Sun-Dried Tomato Hummus

It's once again time to talk about how much I hate moving.

I took some time today to go through the insane amount of paperwork that I keep around for no reason.  As each year goes by, we (and by we, I mean "everyone in the world") are going more and more paperless.  Yet, I still have documents from 2007 all up in my grill.  Why!?!

In addition, I've been hoarding a ton of recipes that I tore out of food magazines over the past several years.  I had this not-so-great system where I would rip out the recipe and then loosely categorize it so I could find it later and actually make the dang thing.  Well, I'm sure you can guess how well that has been going... Spoiler alert: Not well at all! I've maybe made three of those recipes in the past three years.  Hmmmm... So anyhow, I cleaned out a lot of papers and old books and work manuals that I'm never going to look at again.  It feels great to get rid of things but honestly, I just need someone to remove my paper-hoarder gene.  It's stressing me out.

When I'm stressed out, I tend to overeat.  To counter this, I decided to at least give myself something healthy to munch on.  Shockingly, it's been working!  In fact, it worked so well that I've been craving this hummus over sweet treats!  If you know me at all, you know that's a bold statement.  I'm never one to pass up chocolate or caramel or popcorn (which is not really sweet but dangit my popcorn obsession is spiraling out.of.control.).  When I see this hummus, every other option goes out the window and all of a sudden I'm sitting on the couch watching YouTube videos and munching on hummus, carrots, and sweet peppers.  I'm really hoping this trend continues, but I do have all that 50%-off Valentine's candy hanging out in my cupboards and they are calling to me...


Sun-Dried Tomato Hummus
makes 2-3 cups

Print Recipe

  • 1/4 cup lemon juice
  • 1/4 cup peanut butter (crunchy or smooth)
  • 1 1/2 tablespoons olive oil + extra for serving
  • 1/8 teaspoon sesame oil
  • 1/4 cup sun-dried tomatoes
  • 1 clove garlic, minced
  • 1/2 teaspoon ground cumin
  • 1/2 teaspoon paprika
  • 1/2 teaspoon kosher salt + more to taste
  • cayenne pepper, to taste
  • 1 (15-ounce) can chickpeas, drained and rinsed

1)  Pour the lemon juice, peanut butter, olive oil, and sesame oil into a food processor or blender.  Blend until smooth, 30 - 45 seconds.

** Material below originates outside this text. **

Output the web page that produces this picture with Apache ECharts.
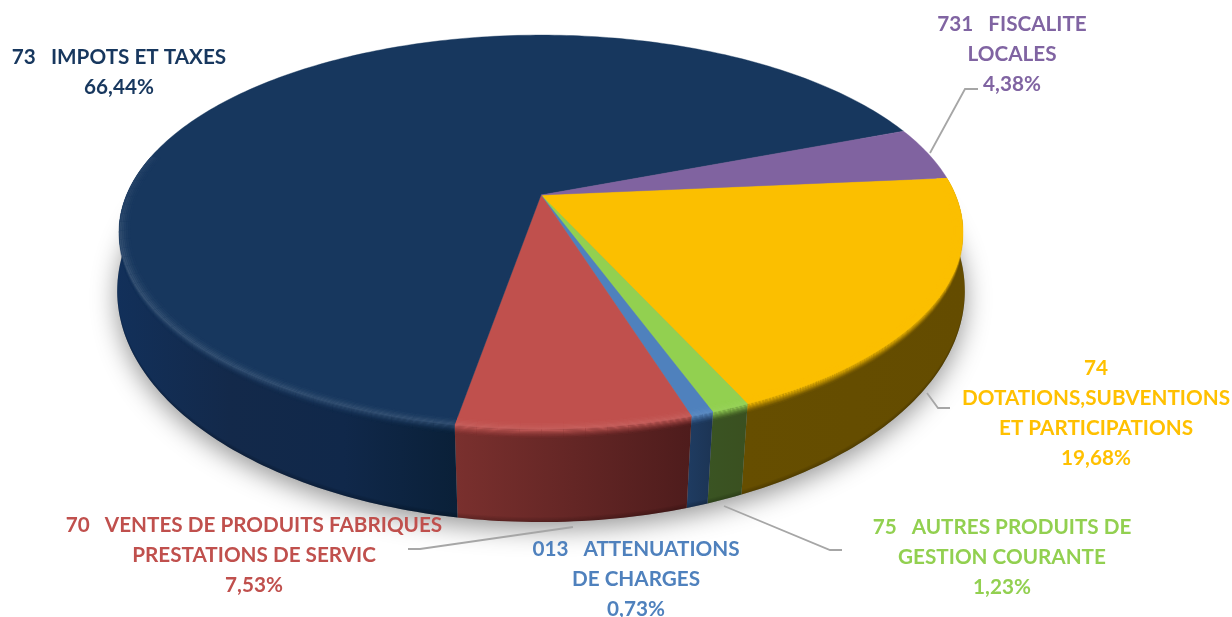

2) Scrape the sides of the container to ensure all the ingredients are mixed together.  Add in the sun-dried tomatoes, garlic, cumin, paprika, salt, cayenne pepper, and 3/4 of the can of chickpeas.  Blend until the mixture is incorporated.

3) Scrape the sides of the container once again.  Blend for another minute, then add the rest of the chickpeas.  Blend another 30 seconds.  If you want a smoother hummus, continue to blend until the desired consistency is reached.

4) Pour into a serving dish and top with a drizzle of olive oil and chopped sundried tomatoes.  Store in an airtight container in the refrigerator for up to one week.